Своего апогея идеология женщины-домохозяйки как высшего социального достижения достигла во второй половине XX века, в период с 1945 по 1975 год, который еще называют «Славным тридцатилетием», пока, наконец, о себе в полный голос не заявил вопрос официального юридического равенства. В 1970 году женщины получали только 20 % от общего объема выплачиваемых во Франции зарплат, что наглядно показывает, до какой степени финансовые вопросы считались прерогативой мужчин[202]. Но все исследования показывают, что с учетом домашних хлопот на долю женщин приходилось больше половины общего рабочего времени (с учетом покупок и работы по дому). Если бы доходы между представителями обоих полов распределялись в зависимости от затраченного рабочего времени, то это привело бы к радикальному перераспределению как их самих, так и властных отношений на уровне государства и семьи. Очень важно отметить, что в данный момент для нас заканчивается золотой век патриархата.
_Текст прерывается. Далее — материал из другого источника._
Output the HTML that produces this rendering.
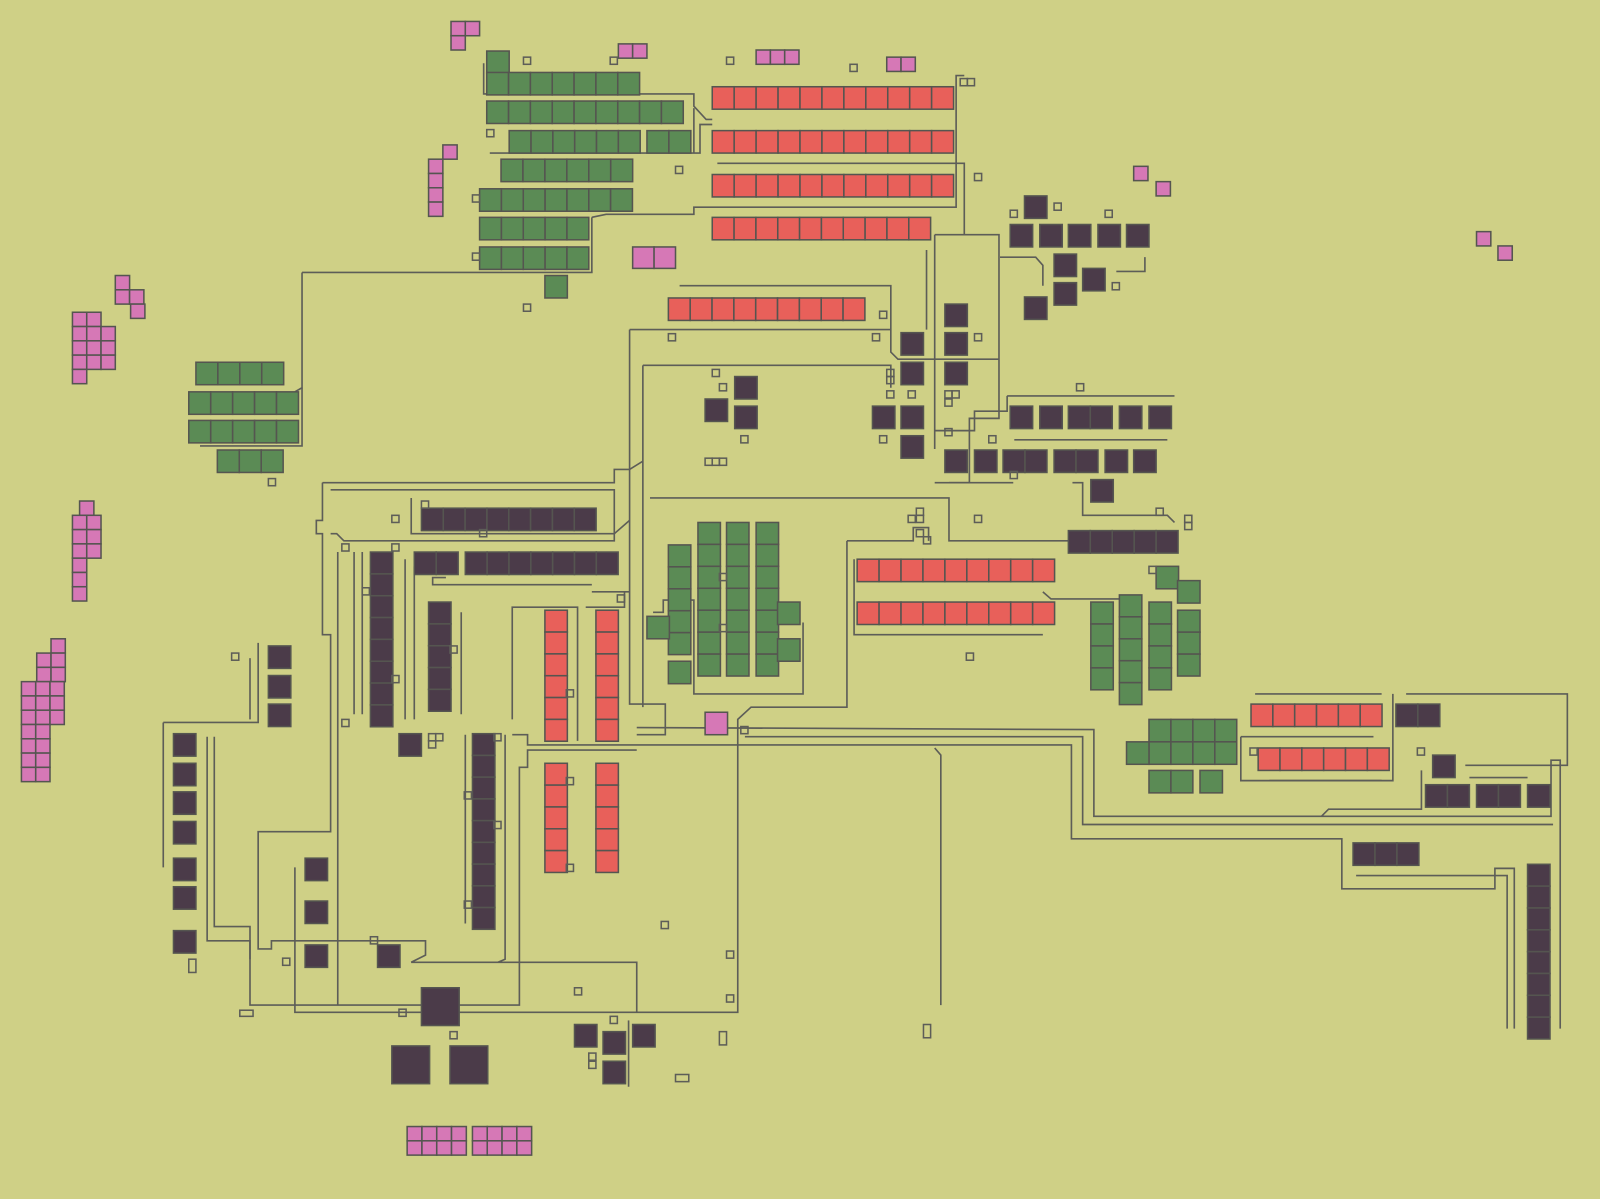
<!DOCTYPE html>
<html><head><meta charset="utf-8"><style>
html,body{margin:0;padding:0;background:#cfd086;}
svg{display:block}
</style></head><body>
<svg id="s" xmlns="http://www.w3.org/2000/svg" width="1600" height="1199" viewBox="0 0 1568 1175">
<rect width="1568" height="1175" fill="#cfd086"/>
<g id="w" fill="none" stroke="#5d5d58" stroke-width="1.6">
<polyline points="296,267 580,267 580,213"/>
<polyline points="296,267 296,380 289,384"/>
<polyline points="296,380 296,437 196,437"/>
<polyline points="474,62 474,92 680,92 680,104 692,117 698,117"/>
<polyline points="680,150 680,106"/>
<polyline points="480,150 686,150 686,122 698,122"/>
<polyline points="580,213 594,210 680,210 680,203 937,203 937,74 945,74"/>
<polyline points="703,160 945,160 945,230"/>
<polyline points="916,230 979,230 979,410 950,410 950,473 916,473"/>
<polyline points="916,230 916,440"/>
<polyline points="908,245 908,323"/>
<polyline points="666,280 873,280 873,345 880,352 979,352"/>
<polyline points="617,323 873,323"/>
<polyline points="617,323 617,690 652,690 652,720 624,720"/>
<polyline points="630,358 873,358 873,380"/>
<polyline points="630,358 630,693"/>
<polyline points="637,488 930,488 930,530 1047,530"/>
<polyline points="930,473 993,473"/>
<polyline points="830,530 830,693 736,693 723,705 723,992 289,992 289,850"/>
<polyline points="830,530 895,530 895,517 910,517 910,530"/>
<polyline points="316,473 602,473 602,460 617,460 630,452"/>
<polyline points="316,473 316,510 310,510 310,523 316,523 316,622 324,622 324,815 253,815 253,930 266,930 266,922 417,922 417,936 403,943 624,943 624,992"/>
<polyline points="324,480 602,480 602,530 337,530 330,523 324,523"/>
<polyline points="403,488 403,523 602,523 617,510"/>
<polyline points="160,708 253,708 253,630"/>
<polyline points="160,708 160,850"/>
<polyline points="203,722 203,922 245,922 245,985 509,985 509,752 517,752 517,735 624,735"/>
<polyline points="210,722 210,908 245,908 245,940"/>
<polyline points="502,705 502,595 566,595 566,726"/>
<polyline points="574,595 612,595 612,580"/>
<polyline points="580,580 617,580"/>
<polyline points="502,720 517,720 517,730 1050,730 1050,822 1315,822 1315,871 1465,871 1465,851 1484,851 1484,1008"/>
<polyline points="624,713 1072,715 1072,800 1520,800 1520,745 1529,745 1529,1008"/>
<polyline points="730,722 1061,722 1061,808 1522,808"/>
<polyline points="916,733 922,740 922,985"/>
<polyline points="1378,680 1536,680 1536,750 1436,750"/>
<polyline points="1295,800 1302,793 1393,793 1393,755"/>
<polyline points="1216,722 1216,765 1365,765 1365,680"/>
<polyline points="1329,858 1477,858 1477,1008"/>
<polyline points="1022,580 1030,587 1097,587"/>
<polyline points="837,548 837,622 1022,622"/>
<polyline points="987,388 1151,388"/>
<polyline points="987,388 987,403 955,403 955,422 916,422"/>
<polyline points="994,431 1144,431"/>
<polyline points="1051,473 1061,473 1061,505 1144,505 1151,512"/>
<polyline points="980,252 1015,252 1022,260 1022,280"/>
<polyline points="1094,266 1122,266 1122,252"/>
<polyline points="640,600 650,600 650,588 680,588 680,680 787,680 787,610"/>
<polyline points="347,541 347,700"/>
<polyline points="355,541 355,700"/>
<polyline points="397,548 397,705"/>
<polyline points="406,555 406,705"/>
<polyline points="452,600 452,700"/>
<polyline points="456,720 456,905"/>
<polyline points="495,720 495,940 488,943"/>
<polyline points="331,541 331,985"/>
<polyline points="245,645 245,705"/>
<polyline points="437,566 424,566 424,573 580,573"/>
<polyline points="1230,680 1354,680"/>
<polyline points="1244,765 1354,765"/>
<polyline points="1216,722 1346,722"/>
<polyline points="1497,762 1440,762"/>
<polyline points="616,1000 616,1065"/>
</g>
<g id="c"></g>
<g id="b" fill="none" stroke="#5d5d58" stroke-width="1.5"></g>
</svg>
<script>
var NS="http://www.w3.org/2000/svg",C=document.getElementById('c'),B=document.getElementById('b');
var G="#5b8b55",R="#e8605a",D="#4b3b49",P="#d678b6";
function r(x,y,w,h,f){var e=document.createElementNS(NS,'rect');e.setAttribute('x',x);e.setAttribute('y',y);e.setAttribute('width',w);e.setAttribute('height',h);e.setAttribute('fill',f);e.setAttribute('stroke','#555550');e.setAttribute('stroke-width','1.5');C.appendChild(e);}
function row(x,y,n,w,h,f){for(var i=0;i<n;i++)r(x+i*w,y,w,h,f);}
function col(x,y,n,w,h,f){for(var i=0;i<n;i++)r(x,y+i*h,w,h,f);}
// green top
r(477,50,22,22,G);row(477,71,7,21.4,22,G);row(477,99,9,21.4,22,G);row(499,128,6,21.4,22,G);row(634,128,2,21.5,22,G);
row(491,156,6,21.5,22,G);row(470,185,7,21.4,22,G);row(470,213,5,21.4,22,G);row(470,242,5,21.4,22,G);r(534,270,22,22,G);
// red top
row(698,85,11,21.5,22,R);row(698,128,11,21.5,22,R);row(698,171,11,21.5,22,R);row(698,213,10,21.4,22,R);row(655,292,9,21.4,22,R);
// pink
row(442,21,2,14,14,P);r(442,35,14,14,P);row(606,43,2,14,14,P);row(741,49,3,14,14,P);row(869,56,2,14,14,P);
r(434,142,14,14,P);col(420,156,4,14,14,P);row(620,242,2,21,21,P);
r(1111,163,14,14,P);r(1133,178,14,14,P);r(1447,227,14,14,P);r(1468,241,14,14,P);
r(113,270,14,14,P);row(113,284,2,14,14,P);r(128,298,14,14,P);
row(71,306,2,14,14,P);for(var k=0;k<3;k++)row(71,320+k*14,3,14,14,P);r(71,362,14,14,P);
r(78,491,14,14,P);for(k=0;k<3;k++)row(71,505+k*14,2,14,14,P);col(71,547,3,14,14,P);
r(50,626,14,14,P);row(36,640,2,14,14,P);row(36,654,2,14,14,P);for(k=0;k<3;k++)row(21,668+k*14,3,14,14,P);for(k=0;k<4;k++)row(21,710+k*14,2,14,14,P);
row(399,1104,4,14.5,14,P);row(399,1118,4,14.5,14,P);row(463,1104,4,14.5,14,P);row(463,1118,4,14.5,14,P);
r(691,698,22,22,P);
// green left
row(192,355,4,21.5,22,G);row(185,384,5,21.5,22,G);row(185,412,5,21.5,22,G);row(213,441,3,21.5,22,G);
// green center
col(655,534,5,22,21.5,G);col(684,512,7,22,21.5,G);col(712,512,7,22,21.5,G);col(741,512,7,22,21.5,G);
r(634,604,22,22,G);r(655,648,22,22,G);r(762,590,22,22,G);r(762,626,22,22,G);
// dark center
[[720,369],[691,391],[720,398],[926,298],[883,326],[926,326],[883,355],[926,355],[855,398],[883,398],[883,427],
[1004,192],[1033,249],[1061,263],[1033,277],[1004,291],[1069,470],[1404,740],[1497,769],
[263,633],[263,662],[263,690],[170,719],[170,748],[170,776],[170,805],[170,841],[170,869],[170,912],
[299,841],[299,883],[299,926],[370,926],[391,719],[563,1004],[591,1011],[620,1004],[591,1040]].forEach(function(p){r(p[0],p[1],22,22,D);});
row(990,220,1,22,22,D);row(1019,220,1,22,22,D);row(1047,220,1,22,22,D);row(1076,220,1,22,22,D);row(1104,220,1,22,22,D);
r(990,398,22,22,D);r(1019,398,22,22,D);row(1047,398,2,21.5,22,D);r(1097,398,22,22,D);r(1126,398,22,22,D);
r(926,441,22,22,D);r(955,441,22,22,D);row(983,441,2,21.5,22,D);row(1033,441,2,21.5,22,D);r(1083,441,22,22,D);r(1111,441,22,22,D);
row(1047,520,5,21.5,22,D);
row(1368,690,2,21.5,22,D);row(1397,769,2,21.5,22,D);row(1447,769,2,21.5,22,D);row(1326,826,3,21.5,22,D);col(1497,847,8,22,21.4,D);
col(363,541,8,22,21.4,D);col(420,590,5,22,21.4,D);col(463,719,9,22,21.3,D);
row(413,498,8,21.4,22,D);row(406,541,2,21.5,22,D);row(456,541,7,21.4,22,D);
r(413,968,37,37,D);r(384,1025,37,37,D);r(441,1025,37,37,D);
// red right
row(840,548,9,21.5,22,R);row(840,590,9,21.5,22,R);row(1226,690,6,21.4,22,R);row(1233,733,6,21.4,22,R);
// green right
r(1133,555,22,22,G);r(1154,569,22,22,G);col(1069,590,4,22,21.5,G);col(1097,583,5,22,21.5,G);col(1126,590,4,22,21.5,G);col(1154,598,3,22,21.5,G);
row(1126,705,4,21.5,22,G);row(1126,727,4,21.5,22,G);r(1104,727,22,22,G);row(1126,755,2,21.5,22,G);r(1176,755,22,22,G);
// red vertical
col(534,598,6,22,21.4,R);col(584,598,6,22,21.4,R);col(534,748,5,22,21.4,R);col(584,748,5,22,21.4,R);
// small outline boxes
function sb(x,y,w,h){var e=document.createElementNS(NS,'rect');e.setAttribute('x',x);e.setAttribute('y',y);e.setAttribute('width',w||7);e.setAttribute('height',h||7);B.appendChild(e);}
[[513,56],[598,56],[712,56],[833,63],[941,77],[948,77],[477,127],[662,163],[463,191],[463,248],[513,298],[955,170],[990,206],[1033,199],[1083,206],[1090,277],
[862,305],[655,327],[855,327],[955,327],[698,362],[705,376],[869,362],[869,369],[869,383],[890,383],[926,383],[933,383],[926,391],[726,427],[862,427],[926,420],[969,427],
[1055,376],[990,462],[691,449],[698,449],[705,449],[263,469],[413,491],[384,505],[470,519],[335,533],[384,533],[955,505],[1133,498],[1161,505],[1161,512],
[890,505],[898,498],[898,505],[898,519],[905,526],[1126,555],[355,576],[605,583],[705,562],[705,612],[441,633],[555,676],[384,662],[227,640],[947,640],
[335,705],[420,719],[427,719],[420,726],[484,719],[726,712],[1225,733],[1389,733],[455,776],[555,762],[484,805],[455,883],[555,847],[648,903],[712,932],
[363,918],[277,939],[563,968],[712,975],[391,989],[441,1011],[598,996],[577,1032],[577,1040]].forEach(function(p){sb(p[0],p[1]);});
sb(185,940,7,13);sb(235,990,13,6);sb(705,1011,7,13);sb(905,1004,7,13);sb(662,1053,13,7);
</script>
</body></html>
В 2020 году доля женщин в общем объеме выплачиваемых во Франции зарплат составила 38 % против 62 % для мужчин – это приводит к тому, что последние обладают монетарной властью в полтора раза больше, чем первые. Давайте еще раз отметим чрезвычайную важность выбора индикаторов. Если довольствоваться лишь утверждением о том, что разрыв в зарплате на той или иной должности составляет 14 %, то это в огромной степени нивелирует проблему, ведь один из ключевых аспектов гендерного неравенства как раз в том и заключается, что женщине занять хорошую должность гораздо труднее, чем мужчине.